O número de pré-candidatos é norrmalmente elevado, na ordem das muitas centenas, mas só os favoritos das principais facções podem esperar a sua selecção pelo “Conselho dos Guardiães’’.
De acordo com o diário iraniano “Ebtekar” “A candidatura do Rouhani foi confirmada depois de contar com o apoio dos dirigentes do Estado”. No entanto, Khamenei formou um “Partido Popular das Forças Revolucionárias” com os mesmos indivíduos que propulsaram em 2005 o agitador Amadiejad a presidente eleito em 2005, dando assim sinais da forma como ele pode martelar as próximas eleições.
Na sua mensagem de Ano Novo (Nowruz) Khamenei admitiu publicamente o seu papel na chapelada eleitoral de 2009: “Entrei em 2009 e mantive-me firme”. E referindo-se já às eleições de 2017 afirmou: “vou permancer firme e intervir”.
É interessante notar que os dirigentes do IRGC e especialmente o comandante da sua “Quads Force” o general Qassem Suleimani, patrocinam a candidatura de Ibrahim Reisi, que também é considerado uma das opções para a sucessão de Khamenei. Khamenei ainda não decidiu se aceita a candidatura de Reisi às eleições. Se ele se regista como candidato e não é eleito, verá as suas hipóteses de sucessão de Khamenei severamente prejudicadas. E se Khamenei pretende a todo o custo ter Reisi como próximo presidente, arrisca-se a ver de novo um cenário de revolta generalizado.
Dados os numerosos imprevistos e difíceis decisões com que Khamenei e as várias facções do seu regime se confrontam, não é fácil prever o que se vai passar, sendo que podemos prever três cenários diferentes:
- Eliminação de Rouhani e sua substituição por um candidato mais fiel a Khameini e ao IRGC;
- Recondução de Rouhani na condição de se submeter explicitamente à vontade de Khamenei e do IRGC;
- Rouhani faz-se eleger sem o apadrinhamento explícito de Khamenei.
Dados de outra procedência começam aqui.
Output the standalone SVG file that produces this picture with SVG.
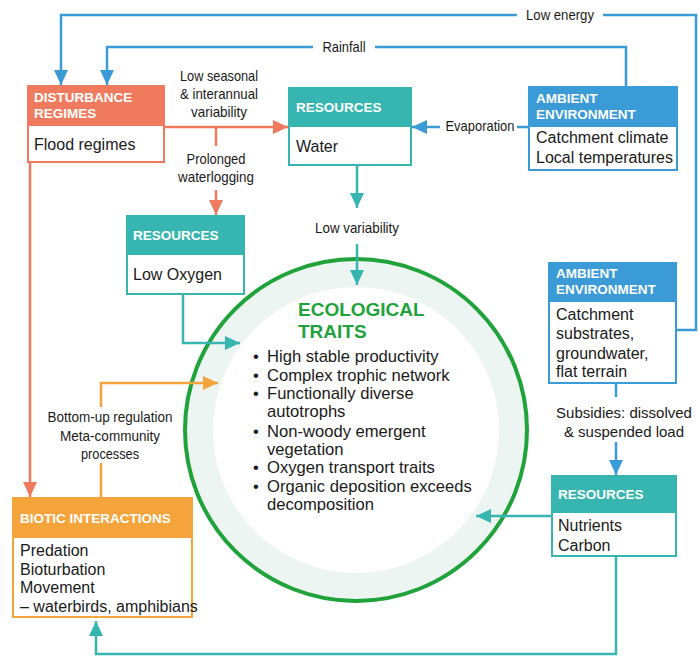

Para Khamenei o primeiro cenário é o ideal. Mas se ele temer que isso se possa traduzir por revoltas no país, poderá optar pelo segundo cenário.
Rouhani prefere naturalmente o terceiro cenário, mas, tal como Khamenei, teme as consequências para o regime de uma confrontação nas urnas.
Quando outorgou a Rouhani a possibilidade de ele se recandidatar, Khamenei pediu-lhe para realizar reuniões de coordenação com o General Sulemani (responsável pela “Quads Force” e com Mohammad Ali Jafari, comandante do IRGC. Esta solicitação indica que é o segundo cenário o mais provável.
No entanto, o povo iraniano e sua oposição organizada, simbolizados no Conselho Nacional da Resistência Iraniana (CNRI) consideram nulas estas eleições do regime e exigem eleições livres e justas realizadas sob os auspícios das Nações Unidas. Essas eleições só serão possíveis depois do fim do sistema em vigor sua substituição por um regime democrático.